Given exercise => Without the pictures, copy all the entries below exactly.

··· Task material ···

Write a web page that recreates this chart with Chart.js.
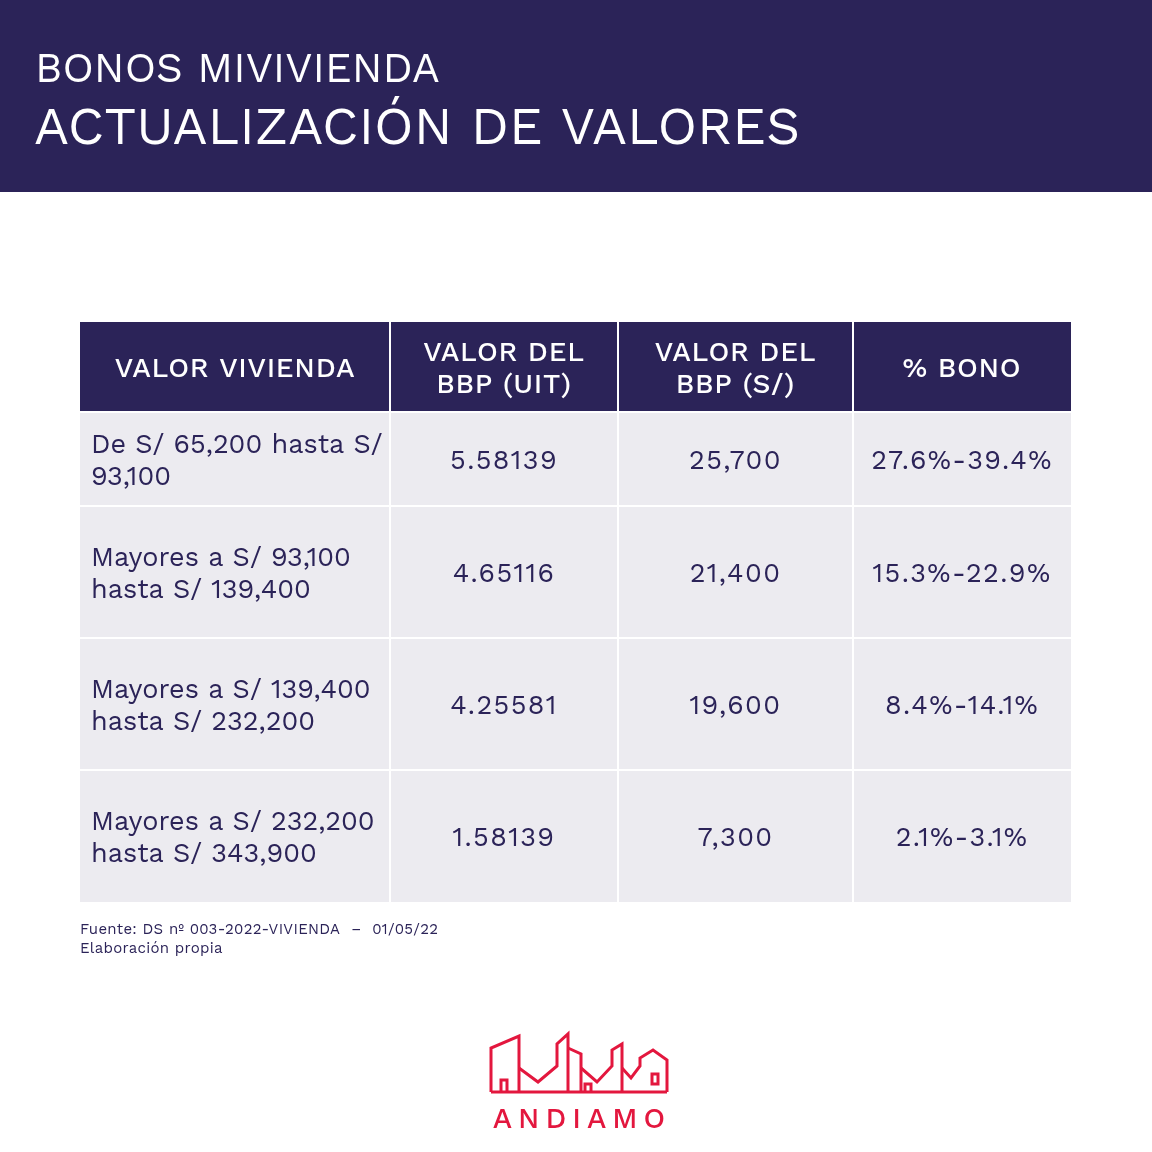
<!DOCTYPE html>
<html><head><meta charset="utf-8">
<script src="https://cdn.jsdelivr.net/npm/chart.js@4"></script>
<style>html,body{margin:0;padding:0;background:#fff}#w{width:1152px;height:1152px}</style>
</head><body><div id="w"><canvas id="c"></canvas></div>
<script>
const headers = [["VALOR VIVIENDA"],["VALOR DEL","BBP (UIT)"],["VALOR DEL","BBP (S/)"],["% BONO"]];
const rangos = [["De S/ 65,200 hasta S/","93,100"],["Mayores a S/ 93,100","hasta S/ 139,400"],["Mayores a S/ 139,400","hasta S/ 232,200"],["Mayores a S/ 232,200","hasta S/ 343,900"]];
const bbpUIT = ["5.58139","4.65116","4.25581","1.58139"];
const bbpSoles = ["25,700","21,400","19,600","7,300"];
const bono = ["27.6%-39.4%","15.3%-22.9%","8.4%-14.1%","2.1%-3.1%"];
const title1 = "BONOS MIVIVIENDA", title2 = "ACTUALIZACIÓN DE VALORES";
const source = ["Fuente: DS nº 003-2022-VIVIENDA  –  01/05/22","Elaboración propia"];

const colEdges=[80,390,618,853,1071];
const rowEdges=[322,412,506,638,770,902];
const NAVY='#2b2358', CELL='#ecebf0', RED='#e3173e';
const F='"Work Sans","Inter","Open Sans",sans-serif';

const tablePlugin={id:'tbl',afterDraw(ch){
 const c=ch.ctx,x=ch.scales.x,y=ch.scales.y;
 const X=v=>x.getPixelForValue(v),Y=v=>y.getPixelForValue(v);
 c.save();
 c.fillStyle=NAVY;c.fillRect(X(0),Y(0),X(1152)-X(0),Y(192)-Y(0));
 c.fillStyle='#fff';c.textBaseline='alphabetic';c.textAlign='left';
 c.font='400 42px '+F;c.fillText(title1,X(35),Y(82));
 c.font='400 53px '+F;c.fillText(title2,X(34),Y(144));
 const rows=[headers].concat(rangos.map((r,i)=>[r,[bbpUIT[i]],[bbpSoles[i]],[bono[i]]]));
 rows.forEach((row,ri)=>{
  row.forEach((lines,ci)=>{
   const x0=X(colEdges[ci]),x1=X(colEdges[ci+1]),y0=Y(rowEdges[ri]),y1=Y(rowEdges[ri+1]);
   c.fillStyle=ri==0?NAVY:CELL;c.fillRect(x0,y0,x1-x0,y1-y0);
   c.fillStyle=ri==0?'#fff':NAVY;
   c.font=(ri==0?'500 28px ':'400 27px ')+F;
   c.letterSpacing=ri==0?'0.7px':(ci==0?'0px':'1.4px');
   c.textBaseline='middle';
   const lh=32,cy=(y0+y1)/2-(lines.length-1)*lh/2+2;
   lines.forEach((t,li)=>{
    if(ri>0&&ci==0){c.textAlign='left';c.fillText(t,x0+11,cy+li*lh);}
    else{c.textAlign='center';c.fillText(t,(x0+x1)/2,cy+li*lh);}
   });
  });
 });
 c.letterSpacing='0px';
 c.strokeStyle='#fff';c.lineWidth=2;
 colEdges.slice(1,-1).forEach(e=>{c.beginPath();c.moveTo(X(e),Y(322));c.lineTo(X(e),Y(902));c.stroke();});
 rowEdges.slice(1,-1).forEach(e=>{c.beginPath();c.moveTo(X(80),Y(e));c.lineTo(X(1071),Y(e));c.stroke();});
 c.fillStyle=NAVY;c.textAlign='left';c.textBaseline='alphabetic';c.font='400 15px '+F;c.letterSpacing='0.3px';
 c.fillText(source[0],X(80),Y(934));c.fillText(source[1],X(80),Y(953));
 c.letterSpacing='0px';
 // logo
 c.strokeStyle=RED;c.lineWidth=3;c.lineJoin='miter';
 const P=pts=>{c.beginPath();pts.forEach((p,i)=>i?c.lineTo(X(p[0]),Y(p[1])):c.moveTo(X(p[0]),Y(p[1])));c.stroke();};
 P([[491,1092],[491,1048],[519,1036],[519,1092]]);
 P([[491,1092],[667,1092]]);
 P([[519,1068],[538,1082],[557,1066],[557,1044],[568,1034],[568,1092]]);
 P([[568,1048],[581,1054],[581,1092]]);
 P([[581,1068],[597,1082],[612,1066],[612,1050],[622,1044],[622,1092]]);
 P([[622,1068],[631,1078],[640,1066],[640,1058],[653,1050],[667,1060],[667,1092]]);
 P([[501,1092],[501,1080],[507,1080],[507,1092]]);
 P([[585,1092],[585,1084],[591,1084],[591,1092]]);
 c.strokeRect(X(652),Y(1074),X(658)-X(652),Y(1084)-Y(1074));
 c.fillStyle=RED;c.font='500 29px '+F;c.textAlign='center';
 c.letterSpacing='6px';c.fillText('ANDIAMO',X(582),Y(1128));
 c.restore();
}};
new Chart(document.getElementById('c'),{type:'scatter',data:{datasets:[{data:[]}]},
 options:{responsive:true,maintainAspectRatio:false,animation:false,layout:{padding:0},
 plugins:{legend:{display:false},tooltip:{enabled:false}},
 scales:{x:{type:'linear',min:0,max:1152,display:false},y:{type:'linear',min:0,max:1152,reverse:true,display:false}}},
 plugins:[tablePlugin]});
</script></body></html>
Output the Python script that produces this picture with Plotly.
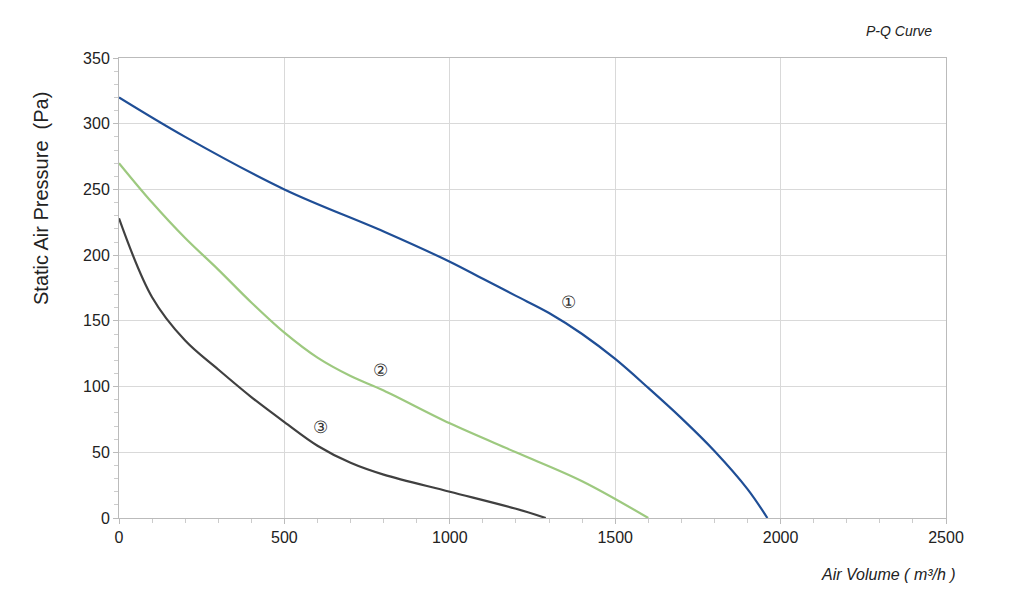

···

Output of the exercise =>
Write a web page that recreates this chart with Chart.js.
<!DOCTYPE html>
<html><head><meta charset="utf-8">
<script src="https://cdn.jsdelivr.net/npm/chart.js@4"></script>
<style>html,body{margin:0;padding:0;background:#fff}#w{width:1152px;height:1152px}</style>
</head><body><div id="w"><canvas id="c"></canvas></div>
<script>
const headers = [["VALOR VIVIENDA"],["VALOR DEL","BBP (UIT)"],["VALOR DEL","BBP (S/)"],["% BONO"]];
const rangos = [["De S/ 65,200 hasta S/","93,100"],["Mayores a S/ 93,100","hasta S/ 139,400"],["Mayores a S/ 139,400","hasta S/ 232,200"],["Mayores a S/ 232,200","hasta S/ 343,900"]];
const bbpUIT = ["5.58139","4.65116","4.25581","1.58139"];
const bbpSoles = ["25,700","21,400","19,600","7,300"];
const bono = ["27.6%-39.4%","15.3%-22.9%","8.4%-14.1%","2.1%-3.1%"];
const title1 = "BONOS MIVIVIENDA", title2 = "ACTUALIZACIÓN DE VALORES";
const source = ["Fuente: DS nº 003-2022-VIVIENDA  –  01/05/22","Elaboración propia"];

const colEdges=[80,390,618,853,1071];
const rowEdges=[322,412,506,638,770,902];
const NAVY='#2b2358', CELL='#ecebf0', RED='#e3173e';
const F='"Work Sans","Inter","Open Sans",sans-serif';

const tablePlugin={id:'tbl',afterDraw(ch){
 const c=ch.ctx,x=ch.scales.x,y=ch.scales.y;
 const X=v=>x.getPixelForValue(v),Y=v=>y.getPixelForValue(v);
 c.save();
 c.fillStyle=NAVY;c.fillRect(X(0),Y(0),X(1152)-X(0),Y(192)-Y(0));
 c.fillStyle='#fff';c.textBaseline='alphabetic';c.textAlign='left';
 c.font='400 42px '+F;c.fillText(title1,X(35),Y(82));
 c.font='400 53px '+F;c.fillText(title2,X(34),Y(144));
 const rows=[headers].concat(rangos.map((r,i)=>[r,[bbpUIT[i]],[bbpSoles[i]],[bono[i]]]));
 rows.forEach((row,ri)=>{
  row.forEach((lines,ci)=>{
   const x0=X(colEdges[ci]),x1=X(colEdges[ci+1]),y0=Y(rowEdges[ri]),y1=Y(rowEdges[ri+1]);
   c.fillStyle=ri==0?NAVY:CELL;c.fillRect(x0,y0,x1-x0,y1-y0);
   c.fillStyle=ri==0?'#fff':NAVY;
   c.font=(ri==0?'500 28px ':'400 27px ')+F;
   c.letterSpacing=ri==0?'0.7px':(ci==0?'0px':'1.4px');
   c.textBaseline='middle';
   const lh=32,cy=(y0+y1)/2-(lines.length-1)*lh/2+2;
   lines.forEach((t,li)=>{
    if(ri>0&&ci==0){c.textAlign='left';c.fillText(t,x0+11,cy+li*lh);}
    else{c.textAlign='center';c.fillText(t,(x0+x1)/2,cy+li*lh);}
   });
  });
 });
 c.letterSpacing='0px';
 c.strokeStyle='#fff';c.lineWidth=2;
 colEdges.slice(1,-1).forEach(e=>{c.beginPath();c.moveTo(X(e),Y(322));c.lineTo(X(e),Y(902));c.stroke();});
 rowEdges.slice(1,-1).forEach(e=>{c.beginPath();c.moveTo(X(80),Y(e));c.lineTo(X(1071),Y(e));c.stroke();});
 c.fillStyle=NAVY;c.textAlign='left';c.textBaseline='alphabetic';c.font='400 15px '+F;c.letterSpacing='0.3px';
 c.fillText(source[0],X(80),Y(934));c.fillText(source[1],X(80),Y(953));
 c.letterSpacing='0px';
 // logo
 c.strokeStyle=RED;c.lineWidth=3;c.lineJoin='miter';
 const P=pts=>{c.beginPath();pts.forEach((p,i)=>i?c.lineTo(X(p[0]),Y(p[1])):c.moveTo(X(p[0]),Y(p[1])));c.stroke();};
 P([[491,1092],[491,1048],[519,1036],[519,1092]]);
 P([[491,1092],[667,1092]]);
 P([[519,1068],[538,1082],[557,1066],[557,1044],[568,1034],[568,1092]]);
 P([[568,1048],[581,1054],[581,1092]]);
 P([[581,1068],[597,1082],[612,1066],[612,1050],[622,1044],[622,1092]]);
 P([[622,1068],[631,1078],[640,1066],[640,1058],[653,1050],[667,1060],[667,1092]]);
 P([[501,1092],[501,1080],[507,1080],[507,1092]]);
 P([[585,1092],[585,1084],[591,1084],[591,1092]]);
 c.strokeRect(X(652),Y(1074),X(658)-X(652),Y(1084)-Y(1074));
 c.fillStyle=RED;c.font='500 29px '+F;c.textAlign='center';
 c.letterSpacing='6px';c.fillText('ANDIAMO',X(582),Y(1128));
 c.restore();
}};
new Chart(document.getElementById('c'),{type:'scatter',data:{datasets:[{data:[]}]},
 options:{responsive:true,maintainAspectRatio:false,animation:false,layout:{padding:0},
 plugins:{legend:{display:false},tooltip:{enabled:false}},
 scales:{x:{type:'linear',min:0,max:1152,display:false},y:{type:'linear',min:0,max:1152,reverse:true,display:false}}},
 plugins:[tablePlugin]});
</script></body></html>
Output the Python script that produces this picture with Plotly.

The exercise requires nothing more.